Management fees can reduce overall returns over time. The fees associated with saving products are generally high.


  • Limited Access

Funds are usually locked in until retirement age, limiting flexibility and also limited within retirement.


  • Inflation Risk

Fixed annuity payments may lose purchasing power over time if not adjusted for inflation.


  • Taxation

   Retirement annuities offer a tax benefit prior to retirement, but you will pay income tax on the income received upon retirement.



Comparing Long-Term Returns


Historical Performance


  • Property Investment

Historically, residential property has delivered average annual returns of around 7-9% when combining capital growth and rental income. For example, a property bought for R3 000,000 ten years ago might now be worth R5 400,000, plus rental income earned during that period.


  • Retirement Annuities

Returns vary depending on the fund’s investment strategy but typically range from 5-8% annually after fees. Balanced funds that mix equities and bonds tend to perform well over the long term. Compared to Property Investment you only obtain fund growth while property delivers Capital growth plus income on property.


Impact of Inflation


Both investments need to outpace inflation to grow your wealth. Property often benefits from rising prices and rents linked to inflation. Retirement annuities can include inflation-linked options or invest in assets that hedge against inflation.


Flexibility and Control


Property investors have direct control over their asset, including decisions about renovations, rent setting, and sale timing. Retirement annuities are managed by fund managers, offering less control but more convenience.


Tax Efficiency


Tax treatment varies by country but generally:


  • Property investors can deduct expenses and benefit from capital gains exemptions in some cases.

  • Retirement annuities offer tax relief on contributions and tax-deferred growth.


Practical Examples


Example 1: Property Investment in a Growing City


Jane bought a rental apartment for R2 50,000 in a city with strong job growth. Over 15 years, the property value increased to R450,000. She earned R12,000 annually in rent, which covered mortgage and maintenance costs. After expenses, she netted R5,000 per year in income. Her total return combined capital growth and rental income, averaging about 8% per year.


Example 2: Retirement Annuity with Balanced Fund


Mark contributed R5,000 annually to a retirement annuity invested in a balanced fund. Over 15 years, his fund grew at an average of 7% per year after fees. At retirement, his fund value was approximately R130,000. He then received a steady income based on this amount.


Which One Suits You Best?


Consider Your Financial Goals


  • If you want a physical asset and potential rental income, property investment may be suitable.

  • If you want to create capital wealth property is the answer

  • If you prefer professional management and tax benefits with less hassle, a retirement annuity could be better.


Assess Your Risk Tolerance


  • Property involves market risk, tenant risk, and liquidity risk.

  • Retirement annuities carry market risk and depend on fund performance out of your control.


Think About Time Horizon


  • Property investment often requires a longer time to realize gains.

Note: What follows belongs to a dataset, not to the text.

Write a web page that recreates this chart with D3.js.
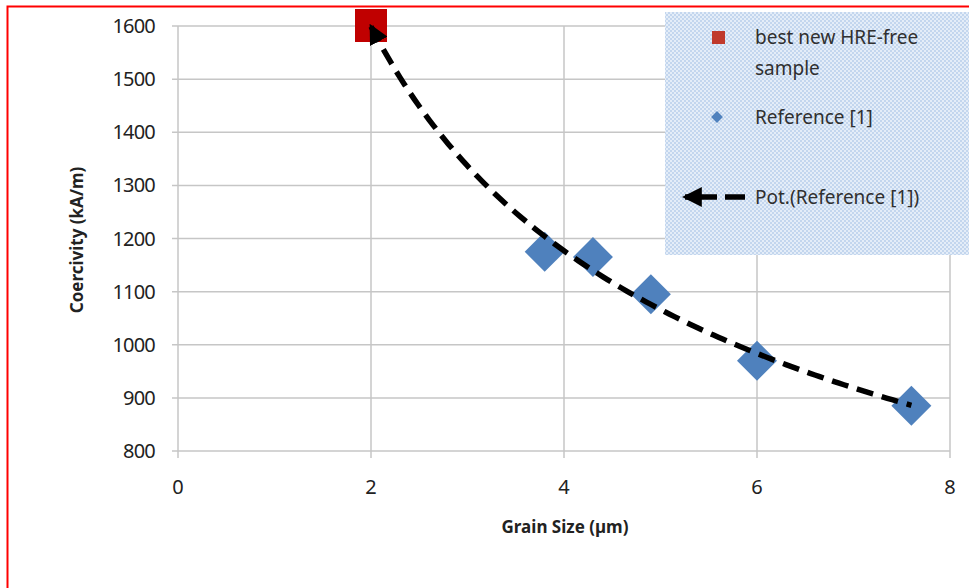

  • Retirement annuities are designed for long-term retirement savings but can be started with smaller amounts.


Evaluate Your Involvement Level


  • Property demands active management or hiring a property manager.

  • Retirement annuities are mostly hands-off.


Final Thoughts


Both property investment and retirement annuities offer viable paths. Property can provide strong returns through capital growth and rental income but requires more effort and carries liquidity risks. Retirement annuities offer professional management, tax advantages, and steady retirement income but depend on market performance and may have fees and will provide lower returns over time compared to property.